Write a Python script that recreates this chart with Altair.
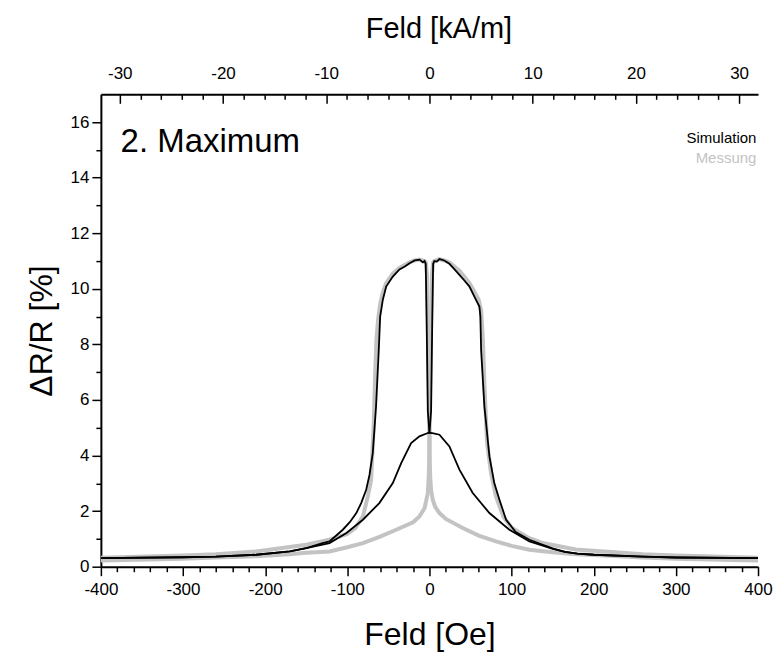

__________________________________________________

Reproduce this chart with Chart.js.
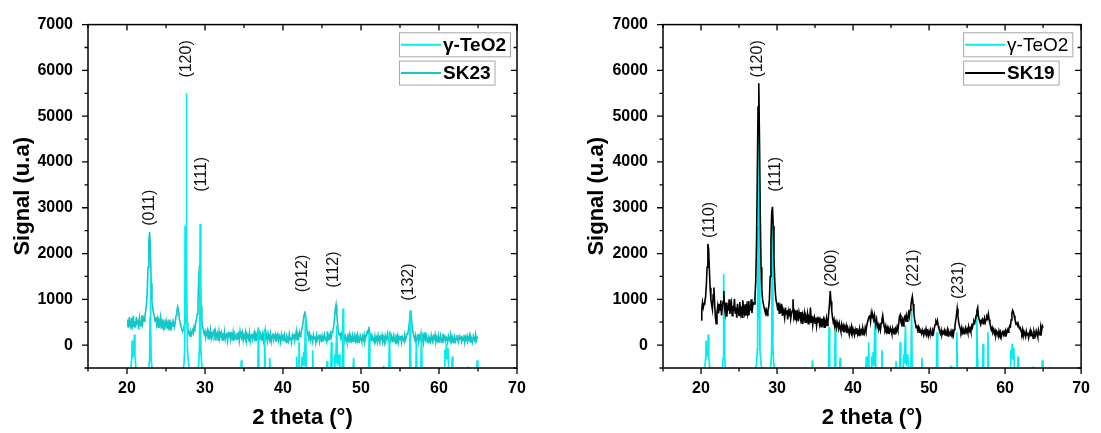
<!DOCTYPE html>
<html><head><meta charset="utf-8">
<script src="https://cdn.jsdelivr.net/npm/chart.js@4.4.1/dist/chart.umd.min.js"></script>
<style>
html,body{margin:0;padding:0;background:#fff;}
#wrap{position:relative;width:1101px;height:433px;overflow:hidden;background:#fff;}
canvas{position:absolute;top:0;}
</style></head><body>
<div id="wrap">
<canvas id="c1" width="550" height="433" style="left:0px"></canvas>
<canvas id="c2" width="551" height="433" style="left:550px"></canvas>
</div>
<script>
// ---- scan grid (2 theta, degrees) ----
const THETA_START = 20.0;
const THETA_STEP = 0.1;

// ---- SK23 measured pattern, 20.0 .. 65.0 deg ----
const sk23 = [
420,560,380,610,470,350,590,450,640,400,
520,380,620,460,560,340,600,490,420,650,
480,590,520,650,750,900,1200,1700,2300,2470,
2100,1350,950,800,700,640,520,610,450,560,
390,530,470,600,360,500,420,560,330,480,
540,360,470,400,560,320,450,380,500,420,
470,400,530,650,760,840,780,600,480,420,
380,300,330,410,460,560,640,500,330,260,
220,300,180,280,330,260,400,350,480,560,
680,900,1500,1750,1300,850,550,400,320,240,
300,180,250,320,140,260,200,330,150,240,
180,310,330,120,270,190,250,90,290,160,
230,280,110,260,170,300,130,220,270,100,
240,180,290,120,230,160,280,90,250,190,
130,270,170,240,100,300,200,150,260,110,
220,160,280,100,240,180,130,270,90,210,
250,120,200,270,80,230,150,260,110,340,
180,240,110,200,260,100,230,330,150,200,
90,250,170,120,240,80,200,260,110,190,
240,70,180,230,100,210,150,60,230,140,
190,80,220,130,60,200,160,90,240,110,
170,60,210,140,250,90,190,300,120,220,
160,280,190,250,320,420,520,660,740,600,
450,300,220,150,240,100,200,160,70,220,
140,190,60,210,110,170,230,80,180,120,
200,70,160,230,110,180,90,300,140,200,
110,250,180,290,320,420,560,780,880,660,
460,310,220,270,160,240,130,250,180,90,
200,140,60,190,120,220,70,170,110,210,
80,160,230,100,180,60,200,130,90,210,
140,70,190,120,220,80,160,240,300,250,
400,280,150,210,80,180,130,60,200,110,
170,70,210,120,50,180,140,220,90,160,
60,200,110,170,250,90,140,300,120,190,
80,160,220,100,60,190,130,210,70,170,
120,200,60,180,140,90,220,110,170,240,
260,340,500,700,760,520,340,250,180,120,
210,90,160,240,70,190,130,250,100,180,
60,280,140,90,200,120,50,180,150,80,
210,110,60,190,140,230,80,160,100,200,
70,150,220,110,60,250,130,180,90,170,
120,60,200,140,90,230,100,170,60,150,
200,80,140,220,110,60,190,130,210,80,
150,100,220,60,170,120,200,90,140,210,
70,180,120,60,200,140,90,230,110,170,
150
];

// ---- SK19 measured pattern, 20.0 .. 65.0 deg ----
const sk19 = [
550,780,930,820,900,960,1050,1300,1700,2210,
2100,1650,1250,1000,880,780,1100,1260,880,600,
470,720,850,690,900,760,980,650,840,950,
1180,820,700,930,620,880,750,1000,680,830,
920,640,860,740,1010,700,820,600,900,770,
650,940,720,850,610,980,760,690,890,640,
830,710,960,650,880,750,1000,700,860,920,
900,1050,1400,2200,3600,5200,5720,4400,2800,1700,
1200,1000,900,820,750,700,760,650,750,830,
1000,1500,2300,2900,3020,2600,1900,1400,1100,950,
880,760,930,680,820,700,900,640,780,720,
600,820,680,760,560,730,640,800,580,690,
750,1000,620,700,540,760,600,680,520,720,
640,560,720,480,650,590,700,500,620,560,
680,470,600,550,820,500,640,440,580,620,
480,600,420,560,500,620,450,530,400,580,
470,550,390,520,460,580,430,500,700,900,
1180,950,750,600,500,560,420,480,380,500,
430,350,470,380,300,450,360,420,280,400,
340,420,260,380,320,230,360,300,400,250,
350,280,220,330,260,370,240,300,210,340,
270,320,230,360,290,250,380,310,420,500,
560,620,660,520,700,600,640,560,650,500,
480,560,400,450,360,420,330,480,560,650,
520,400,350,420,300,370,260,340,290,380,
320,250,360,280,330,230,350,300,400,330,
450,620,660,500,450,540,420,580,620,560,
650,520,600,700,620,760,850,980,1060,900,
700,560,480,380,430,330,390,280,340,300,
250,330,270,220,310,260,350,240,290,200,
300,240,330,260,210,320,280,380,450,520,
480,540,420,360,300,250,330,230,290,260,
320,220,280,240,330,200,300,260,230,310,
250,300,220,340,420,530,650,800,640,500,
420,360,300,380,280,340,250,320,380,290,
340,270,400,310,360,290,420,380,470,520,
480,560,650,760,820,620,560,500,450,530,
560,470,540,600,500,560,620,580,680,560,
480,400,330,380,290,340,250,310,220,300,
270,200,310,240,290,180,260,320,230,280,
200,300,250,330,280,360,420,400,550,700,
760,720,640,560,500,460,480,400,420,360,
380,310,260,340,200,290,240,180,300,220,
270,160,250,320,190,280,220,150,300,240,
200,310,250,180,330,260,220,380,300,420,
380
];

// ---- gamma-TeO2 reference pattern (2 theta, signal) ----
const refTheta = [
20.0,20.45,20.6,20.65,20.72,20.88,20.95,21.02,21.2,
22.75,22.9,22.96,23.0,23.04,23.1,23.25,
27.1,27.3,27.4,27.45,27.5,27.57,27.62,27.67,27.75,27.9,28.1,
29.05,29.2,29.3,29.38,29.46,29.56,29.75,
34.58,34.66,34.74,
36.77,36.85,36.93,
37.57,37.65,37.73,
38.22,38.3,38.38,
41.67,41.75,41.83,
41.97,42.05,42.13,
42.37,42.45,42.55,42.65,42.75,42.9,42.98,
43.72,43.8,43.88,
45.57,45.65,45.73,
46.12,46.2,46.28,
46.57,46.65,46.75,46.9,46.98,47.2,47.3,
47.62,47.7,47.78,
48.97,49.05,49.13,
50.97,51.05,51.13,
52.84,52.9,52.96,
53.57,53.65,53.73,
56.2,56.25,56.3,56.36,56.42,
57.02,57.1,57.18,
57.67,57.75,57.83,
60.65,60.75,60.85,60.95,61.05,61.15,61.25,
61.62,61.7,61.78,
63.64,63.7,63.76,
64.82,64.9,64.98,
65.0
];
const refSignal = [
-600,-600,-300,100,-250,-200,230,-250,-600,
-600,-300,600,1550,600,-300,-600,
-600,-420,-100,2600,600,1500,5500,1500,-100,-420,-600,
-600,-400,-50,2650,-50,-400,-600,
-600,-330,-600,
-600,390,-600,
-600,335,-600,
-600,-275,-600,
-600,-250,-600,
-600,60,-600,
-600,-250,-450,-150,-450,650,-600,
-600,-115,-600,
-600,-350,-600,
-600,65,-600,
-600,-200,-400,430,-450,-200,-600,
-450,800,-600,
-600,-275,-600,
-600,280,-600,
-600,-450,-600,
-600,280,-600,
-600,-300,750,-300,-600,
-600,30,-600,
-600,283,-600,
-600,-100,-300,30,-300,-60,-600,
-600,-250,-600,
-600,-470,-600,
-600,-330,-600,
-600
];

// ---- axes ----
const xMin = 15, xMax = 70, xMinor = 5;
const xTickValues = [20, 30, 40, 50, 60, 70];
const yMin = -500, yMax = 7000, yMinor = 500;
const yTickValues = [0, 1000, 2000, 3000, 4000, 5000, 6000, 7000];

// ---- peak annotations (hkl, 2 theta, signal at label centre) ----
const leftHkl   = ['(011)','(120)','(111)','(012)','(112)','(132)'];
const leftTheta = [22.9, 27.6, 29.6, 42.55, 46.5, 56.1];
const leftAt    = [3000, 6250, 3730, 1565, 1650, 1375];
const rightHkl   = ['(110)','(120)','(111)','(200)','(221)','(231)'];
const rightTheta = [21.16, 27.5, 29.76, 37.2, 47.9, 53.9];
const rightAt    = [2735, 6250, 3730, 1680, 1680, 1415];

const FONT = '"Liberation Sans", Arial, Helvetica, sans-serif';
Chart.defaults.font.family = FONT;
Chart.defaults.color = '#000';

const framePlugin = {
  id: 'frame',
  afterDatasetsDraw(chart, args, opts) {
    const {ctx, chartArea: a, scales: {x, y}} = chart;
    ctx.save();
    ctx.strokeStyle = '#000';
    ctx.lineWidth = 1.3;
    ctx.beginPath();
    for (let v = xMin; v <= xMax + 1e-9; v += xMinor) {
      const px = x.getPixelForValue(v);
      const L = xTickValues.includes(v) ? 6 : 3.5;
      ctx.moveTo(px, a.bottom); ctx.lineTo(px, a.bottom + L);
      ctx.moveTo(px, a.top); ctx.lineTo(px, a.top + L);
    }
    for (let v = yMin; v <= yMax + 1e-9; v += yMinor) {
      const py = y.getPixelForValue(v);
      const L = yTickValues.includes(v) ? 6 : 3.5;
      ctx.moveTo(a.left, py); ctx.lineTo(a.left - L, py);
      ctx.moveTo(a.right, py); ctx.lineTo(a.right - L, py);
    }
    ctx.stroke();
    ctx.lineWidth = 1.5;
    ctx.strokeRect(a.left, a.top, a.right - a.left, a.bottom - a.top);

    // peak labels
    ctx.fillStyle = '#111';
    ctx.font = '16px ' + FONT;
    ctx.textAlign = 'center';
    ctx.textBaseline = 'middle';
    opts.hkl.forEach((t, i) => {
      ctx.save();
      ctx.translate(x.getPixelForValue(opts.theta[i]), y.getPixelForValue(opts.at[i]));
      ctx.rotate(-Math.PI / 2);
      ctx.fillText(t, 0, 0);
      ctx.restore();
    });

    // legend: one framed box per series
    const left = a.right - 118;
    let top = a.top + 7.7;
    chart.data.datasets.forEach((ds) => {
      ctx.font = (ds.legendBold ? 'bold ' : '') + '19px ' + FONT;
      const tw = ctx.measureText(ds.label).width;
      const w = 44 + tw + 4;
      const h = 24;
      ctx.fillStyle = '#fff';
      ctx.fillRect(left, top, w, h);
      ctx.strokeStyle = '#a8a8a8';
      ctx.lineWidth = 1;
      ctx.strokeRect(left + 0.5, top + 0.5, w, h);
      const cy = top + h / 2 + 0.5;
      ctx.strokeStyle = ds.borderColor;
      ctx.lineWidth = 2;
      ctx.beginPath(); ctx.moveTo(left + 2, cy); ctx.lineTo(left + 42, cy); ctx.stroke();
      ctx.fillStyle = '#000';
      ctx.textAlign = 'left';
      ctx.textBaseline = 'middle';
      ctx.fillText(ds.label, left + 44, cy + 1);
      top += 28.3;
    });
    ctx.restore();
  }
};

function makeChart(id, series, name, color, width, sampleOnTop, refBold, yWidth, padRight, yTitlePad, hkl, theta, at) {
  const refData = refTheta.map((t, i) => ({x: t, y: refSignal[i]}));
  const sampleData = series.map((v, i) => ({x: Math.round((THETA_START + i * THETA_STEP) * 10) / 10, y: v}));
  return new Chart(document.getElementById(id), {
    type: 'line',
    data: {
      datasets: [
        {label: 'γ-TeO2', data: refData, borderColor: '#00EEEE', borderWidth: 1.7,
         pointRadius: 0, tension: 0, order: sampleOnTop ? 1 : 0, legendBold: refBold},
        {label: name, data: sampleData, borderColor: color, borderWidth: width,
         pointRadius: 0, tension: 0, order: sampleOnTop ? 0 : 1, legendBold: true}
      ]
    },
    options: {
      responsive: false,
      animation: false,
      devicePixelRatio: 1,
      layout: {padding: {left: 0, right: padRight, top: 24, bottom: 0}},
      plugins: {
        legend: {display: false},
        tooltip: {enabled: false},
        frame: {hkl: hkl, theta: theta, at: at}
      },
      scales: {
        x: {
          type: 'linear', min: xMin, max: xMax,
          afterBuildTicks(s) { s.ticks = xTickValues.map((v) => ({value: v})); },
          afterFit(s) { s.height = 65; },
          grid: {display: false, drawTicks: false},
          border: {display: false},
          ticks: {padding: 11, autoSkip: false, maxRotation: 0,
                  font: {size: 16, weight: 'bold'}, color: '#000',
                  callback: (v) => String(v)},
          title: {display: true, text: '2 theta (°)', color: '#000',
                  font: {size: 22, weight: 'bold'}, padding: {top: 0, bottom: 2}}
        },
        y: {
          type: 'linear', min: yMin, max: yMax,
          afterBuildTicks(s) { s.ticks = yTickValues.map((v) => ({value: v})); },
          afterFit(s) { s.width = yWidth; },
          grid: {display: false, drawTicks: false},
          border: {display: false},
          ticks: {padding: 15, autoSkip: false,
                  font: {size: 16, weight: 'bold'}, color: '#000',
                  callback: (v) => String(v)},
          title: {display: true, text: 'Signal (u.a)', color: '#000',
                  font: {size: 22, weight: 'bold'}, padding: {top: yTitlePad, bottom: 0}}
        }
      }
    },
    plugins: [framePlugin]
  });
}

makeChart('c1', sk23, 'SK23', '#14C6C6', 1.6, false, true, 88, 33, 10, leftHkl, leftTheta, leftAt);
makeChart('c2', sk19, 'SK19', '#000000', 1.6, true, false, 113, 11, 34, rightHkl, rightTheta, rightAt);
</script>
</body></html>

__________________________________________________

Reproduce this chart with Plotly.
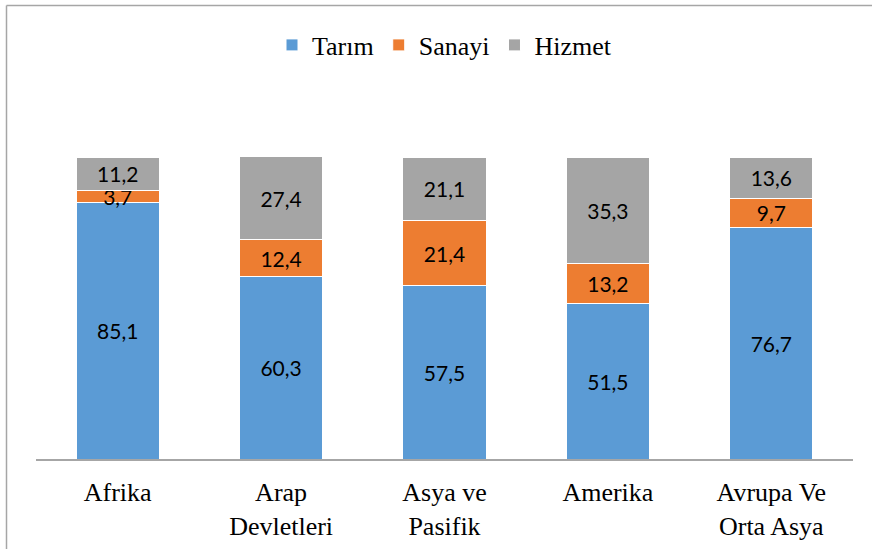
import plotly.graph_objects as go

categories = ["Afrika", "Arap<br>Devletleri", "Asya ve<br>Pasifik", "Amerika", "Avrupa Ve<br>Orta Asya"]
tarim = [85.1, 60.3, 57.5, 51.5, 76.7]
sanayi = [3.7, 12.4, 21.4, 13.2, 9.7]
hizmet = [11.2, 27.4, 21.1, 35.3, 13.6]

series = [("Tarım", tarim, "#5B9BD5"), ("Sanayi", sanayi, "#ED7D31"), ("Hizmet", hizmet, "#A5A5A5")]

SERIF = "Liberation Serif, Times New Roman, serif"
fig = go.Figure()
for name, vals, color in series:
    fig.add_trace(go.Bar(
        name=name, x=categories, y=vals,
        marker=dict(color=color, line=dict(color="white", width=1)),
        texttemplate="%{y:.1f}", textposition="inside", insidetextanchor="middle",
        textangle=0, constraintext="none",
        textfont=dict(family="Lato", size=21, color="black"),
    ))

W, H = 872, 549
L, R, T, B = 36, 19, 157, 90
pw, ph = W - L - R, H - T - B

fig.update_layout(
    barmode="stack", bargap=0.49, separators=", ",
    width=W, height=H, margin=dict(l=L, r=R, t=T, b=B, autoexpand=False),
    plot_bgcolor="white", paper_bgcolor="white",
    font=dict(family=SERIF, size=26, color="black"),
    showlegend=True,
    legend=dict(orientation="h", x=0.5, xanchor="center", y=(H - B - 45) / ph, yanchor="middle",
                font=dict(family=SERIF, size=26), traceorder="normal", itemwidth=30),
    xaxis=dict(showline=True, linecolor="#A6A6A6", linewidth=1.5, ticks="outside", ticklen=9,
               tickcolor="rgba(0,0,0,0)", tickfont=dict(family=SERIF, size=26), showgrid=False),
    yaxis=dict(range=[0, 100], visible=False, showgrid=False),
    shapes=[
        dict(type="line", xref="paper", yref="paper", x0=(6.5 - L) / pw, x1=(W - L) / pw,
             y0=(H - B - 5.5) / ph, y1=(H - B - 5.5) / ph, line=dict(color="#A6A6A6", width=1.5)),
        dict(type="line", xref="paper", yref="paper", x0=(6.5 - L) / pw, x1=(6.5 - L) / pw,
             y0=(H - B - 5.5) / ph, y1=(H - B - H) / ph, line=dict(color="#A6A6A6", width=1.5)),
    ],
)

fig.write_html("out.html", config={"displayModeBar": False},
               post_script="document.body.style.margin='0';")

__________________________________________________

● WHAT THE EXERCISE ASKS:
Leave out the pictures and transcribe exactly the lines from the one containing "Reproduce this chart with Plotly." through the one containing "pw, ph = W - L - R, H - T - B".

● RESULT OF THIS EXERCISE:
Reproduce this chart with Plotly.
import plotly.graph_objects as go

categories = ["Afrika", "Arap<br>Devletleri", "Asya ve<br>Pasifik", "Amerika", "Avrupa Ve<br>Orta Asya"]
tarim = [85.1, 60.3, 57.5, 51.5, 76.7]
sanayi = [3.7, 12.4, 21.4, 13.2, 9.7]
hizmet = [11.2, 27.4, 21.1, 35.3, 13.6]

series = [("Tarım", tarim, "#5B9BD5"), ("Sanayi", sanayi, "#ED7D31"), ("Hizmet", hizmet, "#A5A5A5")]

SERIF = "Liberation Serif, Times New Roman, serif"
fig = go.Figure()
for name, vals, color in series:
    fig.add_trace(go.Bar(
        name=name, x=categories, y=vals,
        marker=dict(color=color, line=dict(color="white", width=1)),
        texttemplate="%{y:.1f}", textposition="inside", insidetextanchor="middle",
        textangle=0, constraintext="none",
        textfont=dict(family="Lato", size=21, color="black"),
    ))

W, H = 872, 549
L, R, T, B = 36, 19, 157, 90
pw, ph = W - L - R, H - T - B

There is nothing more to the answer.